▶ **WRITTEN INSTRUCTION**
Retype, please, the listing from its opening line through the line that contains "C_fliers = [[0.0], [0.167], [], []]", both included, without the pictures.

▶ **RAW DATA**

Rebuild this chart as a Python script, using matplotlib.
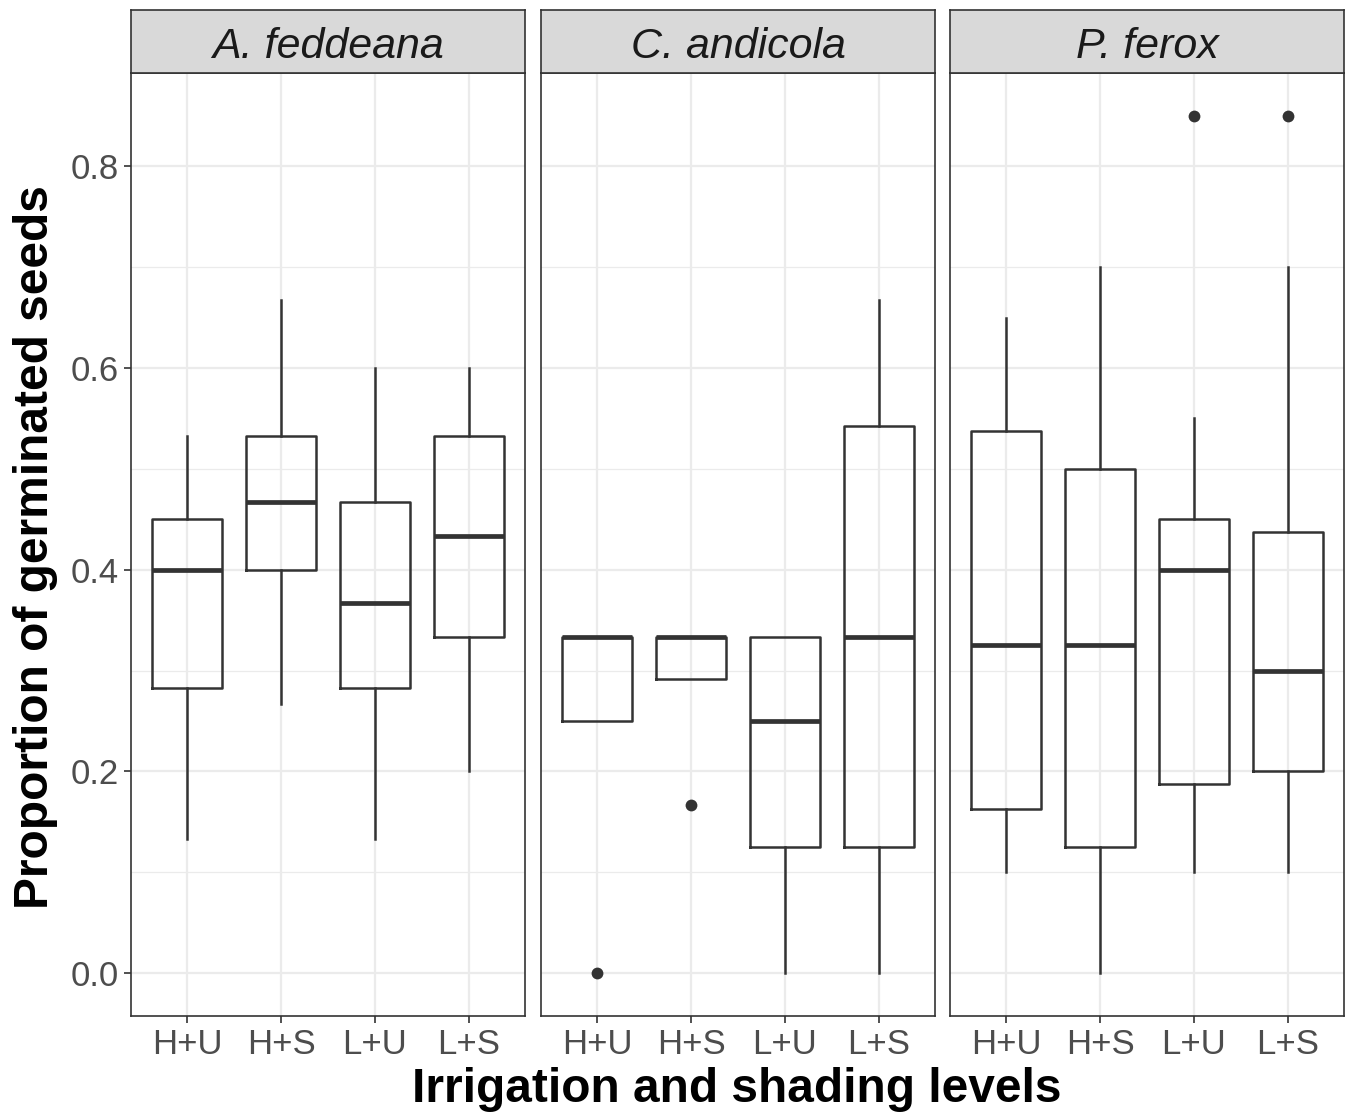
import matplotlib.pyplot as plt

plt.rcParams['font.family'] = ['Liberation Sans', 'DejaVu Sans']

# 数据：三个物种，四种处理
species = ['A. feddeana', 'C. andicola', 'P. ferox']
levels = ['H+U', 'H+S', 'L+U', 'L+S']
yticks = [0.0, 0.2, 0.4, 0.6, 0.8]
yminor = [0.1, 0.3, 0.5, 0.7]

# A. feddeana
A_whislo = [0.133, 0.267, 0.133, 0.200]
A_q1 = [0.283, 0.400, 0.283, 0.333]
A_med = [0.400, 0.467, 0.367, 0.433]
A_q3 = [0.450, 0.533, 0.467, 0.533]
A_whishi = [0.533, 0.667, 0.600, 0.600]
A_fliers = [[], [], [], []]

# C. andicola
C_whislo = [0.250, 0.292, 0.000, 0.000]
C_q1 = [0.250, 0.292, 0.125, 0.125]
C_med = [0.333, 0.333, 0.250, 0.333]
C_q3 = [0.333, 0.333, 0.333, 0.542]
C_whishi = [0.333, 0.333, 0.333, 0.667]
C_fliers = [[0.0], [0.167], [], []]

# P. ferox
P_whislo = [0.100, 0.000, 0.100, 0.100]
P_q1 = [0.1625, 0.125, 0.1875, 0.200]
P_med = [0.325, 0.325, 0.400, 0.300]
P_q3 = [0.5375, 0.500, 0.450, 0.4375]
P_whishi = [0.650, 0.700, 0.550, 0.700]
P_fliers = [[], [], [0.85], [0.85]]

groups = [
    (A_whislo, A_q1, A_med, A_q3, A_whishi, A_fliers),
    (C_whislo, C_q1, C_med, C_q3, C_whishi, C_fliers),
    (P_whislo, P_q1, P_med, P_q3, P_whishi, P_fliers),
]

W, H = 1347, 1112
fig = plt.figure(figsize=(W / 100, H / 100), dpi=100)

dark = '#333333'
grid = '#EBEBEB'
panel_left = [131, 541, 950]
panel_w = 394
panel_top, panel_bot, strip_top = 73, 1016, 10

for i, (name, g) in enumerate(zip(species, groups)):
    x0 = panel_left[i]
    ax = fig.add_axes([x0 / W, 1 - panel_bot / H, panel_w / W, (panel_bot - panel_top) / H])
    stats = []
    for j in range(len(levels)):
        stats.append(dict(whislo=g[0][j], q1=g[1][j], med=g[2][j], q3=g[3][j],
                          whishi=g[4][j], fliers=g[5][j], label=levels[j]))
    ax.bxp(stats, positions=range(1, 5), widths=0.75, showcaps=False,
           boxprops=dict(color=dark, lw=1.8),
           whiskerprops=dict(color=dark, lw=1.8),
           medianprops=dict(color=dark, lw=3.4, solid_capstyle='butt'),
           flierprops=dict(marker='o', markerfacecolor=dark, markeredgecolor='none', markersize=8.5))
    ax.set_xlim(0.4, 4.6)
    ax.set_ylim(-0.0425, 0.8925)
    ax.set_yticks(yticks)
    ax.set_yticks(yminor, minor=True)
    ax.set_axisbelow(True)
    ax.grid(which='major', color=grid, lw=1.6)
    ax.grid(which='minor', axis='y', color=grid, lw=0.9)
    ax.tick_params(which='minor', length=0)
    ax.tick_params(which='major', length=5, width=1.2, color=dark, labelsize=25,
                   labelcolor='#4D4D4D', pad=4)
    for s in ax.spines.values():
        s.set_color(dark)
        s.set_linewidth(1.2)
    if i == 0:
        ax.set_yticklabels(['0.0', '0.2', '0.4', '0.6', '0.8'])
    else:
        ax.tick_params(axis='y', left=False, labelleft=False)

    # 分面标题条
    sax = fig.add_axes([x0 / W, 1 - panel_top / H, panel_w / W, (panel_top - strip_top) / H])
    sax.set_facecolor('#D9D9D9')
    sax.set_xticks([])
    sax.set_yticks([])
    for s in sax.spines.values():
        s.set_color(dark)
        s.set_linewidth(1.2)
    sax.text(0.5, 0.42, name, ha='center', va='center', fontsize=31, style='italic',
             color='#1A1A1A', transform=sax.transAxes)

fig.text(737 / W, 1 - 1090 / H, 'Irrigation and shading levels', ha='center', va='center',
         fontsize=34.5, fontweight='bold')
fig.text(36 / W, 1 - 547 / H, 'Proportion of germinated seeds', ha='center', va='center',
         rotation=90, fontsize=34.5, fontweight='bold')

fig.savefig('out.png', dpi=100)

▶ **RESULT FOR THIS TASK**
Rebuild this chart as a Python script, using matplotlib.
import matplotlib.pyplot as plt

plt.rcParams['font.family'] = ['Liberation Sans', 'DejaVu Sans']

# 数据：三个物种，四种处理
species = ['A. feddeana', 'C. andicola', 'P. ferox']
levels = ['H+U', 'H+S', 'L+U', 'L+S']
yticks = [0.0, 0.2, 0.4, 0.6, 0.8]
yminor = [0.1, 0.3, 0.5, 0.7]

# A. feddeana
A_whislo = [0.133, 0.267, 0.133, 0.200]
A_q1 = [0.283, 0.400, 0.283, 0.333]
A_med = [0.400, 0.467, 0.367, 0.433]
A_q3 = [0.450, 0.533, 0.467, 0.533]
A_whishi = [0.533, 0.667, 0.600, 0.600]
A_fliers = [[], [], [], []]

# C. andicola
C_whislo = [0.250, 0.292, 0.000, 0.000]
C_q1 = [0.250, 0.292, 0.125, 0.125]
C_med = [0.333, 0.333, 0.250, 0.333]
C_q3 = [0.333, 0.333, 0.333, 0.542]
C_whishi = [0.333, 0.333, 0.333, 0.667]
C_fliers = [[0.0], [0.167], [], []]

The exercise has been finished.